I wait for the Cornell shuttle at the NY Public Library on a really amazing September day. Bryant park is not that crowded, mostly tourists taking photos with the fountain, with the food stands, with one another, with anything really. I like this so I take some pictures too. I wish I took more pictures in general. Trying to do more of that, so I took my camera with me to Ithaca. Here’s the library from where I was waiting.
This trip is really like time travel. Here I am at the library, the final spot for really doing the hard work on my dissertation, which I started long after Sam, my friend at Cornell, pushed me into graduate school at Syracuse University. Seems funny that I wait at a finishing point to travel back upstate, to the place where the ideas were just bubbling, nowhere close to firming up to be served.
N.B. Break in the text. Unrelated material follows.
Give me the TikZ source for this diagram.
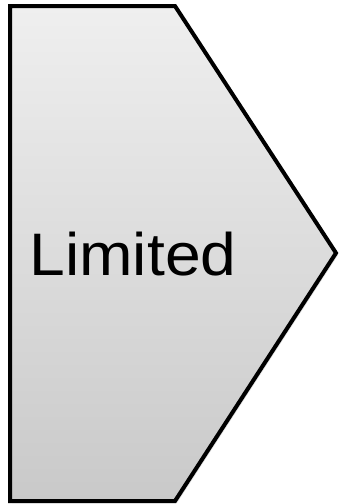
\documentclass[tikz,border=0pt]{standalone}
\usepackage{fontspec}
\setmainfont{Liberation Sans}
\usetikzlibrary{shadows}
\definecolor{topgray}{HTML}{EFEFEF}
\definecolor{botgray}{HTML}{C9C9C9}
\tikzset{
  chevron/.style={draw=black, line width=4pt, line join=miter, top color=topgray, bottom color=botgray,
    drop shadow={shadow xshift=2pt, shadow yshift=-2pt, opacity=0.25}},
  label/.style={font=\fontsize{60}{62}\selectfont, text=black, inner sep=0pt, xscale=1.07}
}
\begin{document}
\begin{tikzpicture}[x=1pt,y=-1pt]
\useasboundingbox (0,0) rectangle (347,504);
\draw[chevron] (10,6) -- (175,6) -- (336,253) -- (175,501) -- (10,501) -- cycle;
\node[label] (t) at (133,254) {Limited};
\end{tikzpicture}
\end{document}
Why do I do this lecture every year? It’s something I really look forward to doing every term. I get to see an old dear friend. I get to have some great food. I get to walk around in upstate NY. I get to walk around on the set where my past was performed.
There would have been no way to predict where I am now in life and professionally from those days in the early 2000s when I was soaking in the incredible alien-ness of upstate New York. Everything was from far away, and it was where I lived. The air, the smells, the trees, all very different. The snow intimidated me as I had not seen it yet, and imagined it powers that only fear can grant to something. So coming here to wait for the bus that will take me back to where this whole life began in 2001 is a pretty cool thing to think about.
I also took some great pictures of a bug, we call this a “katydid” in Texas but I have no idea what the actual name of the bug is. If you know, feel free to put it in the comments. He landed on this small turtle sculpture on one of the flagpoles and hung out for a while. It made me think about this part of this book I assigned to my public speaking students called The World is Made of Stories by David Loy where he talks about the “turtles all the way down” moment in East meets West philosophy and epistemology. This guy had no idea he was on the back of a turtle or probably even what a turtle is. It’s one of the best pictures I think I’ve ever taken and I really like it, and I like the bug too.
Moving backwards – this guy went back to the tree which was a good idea. But moving backwards is rarely thought of as a good idea. The NY Public Library represents a conclusion for me, the end of an era and the beginning of a new life. Going back to where the new life was planted allows me time to reflect on everything and gives me the chance to think about how good and bad things are in balance. It’s a good meditation.
Add to the situation that I am travelling back to upstate New York to lecture on the foundations of rhetoric, the discipline that had been calling me so long through various vicissitudes over the years which I now serve in all of my work. Returning upstate to talk about the scholarship that I spend most days and nights pondering is like bringing home some of the things I’ve found along the way. It’s a bit of a stretch, but I often think of the scholars who lugged all those heavy books through Nepal and the dangerous mountains to Tibet to translate. This physical moving of knowledge through the world is something we rarely think about. I was able to send a book to a student tonight via email in less than 20 seconds of labor. Information is now truly light in a dimension that Marshall McLuhan didn’t know, but predicted.
With information moving so quickly, what’s the value of slowing it down to human body speed, both physically and vocally? Why not record something, or appear on Skype, or email something to them? Why not link one of the many videos of this lecture that exist on my YouTube page? I think there’s a value in having the distant guest speaker appear and teach the course, bringing the information to them from afar. This conveys a type of value and a type of . . . I don’t know, pleasure? Some sort of enjoyment for the effort that flavors the teaching differently. It is why online courses lack something we can’t name since all the parts are clearly there. There’s something about the body, the body moving through space, going back in space and therefore going back in time, wondering about a life long over but somehow is still very much being lived, even if it’s not thought about directly every day.
The bus arrives, and I get on – we move away from the city to Upstate New York, to the past that could never assume or predict that I would live where I live and do what I do.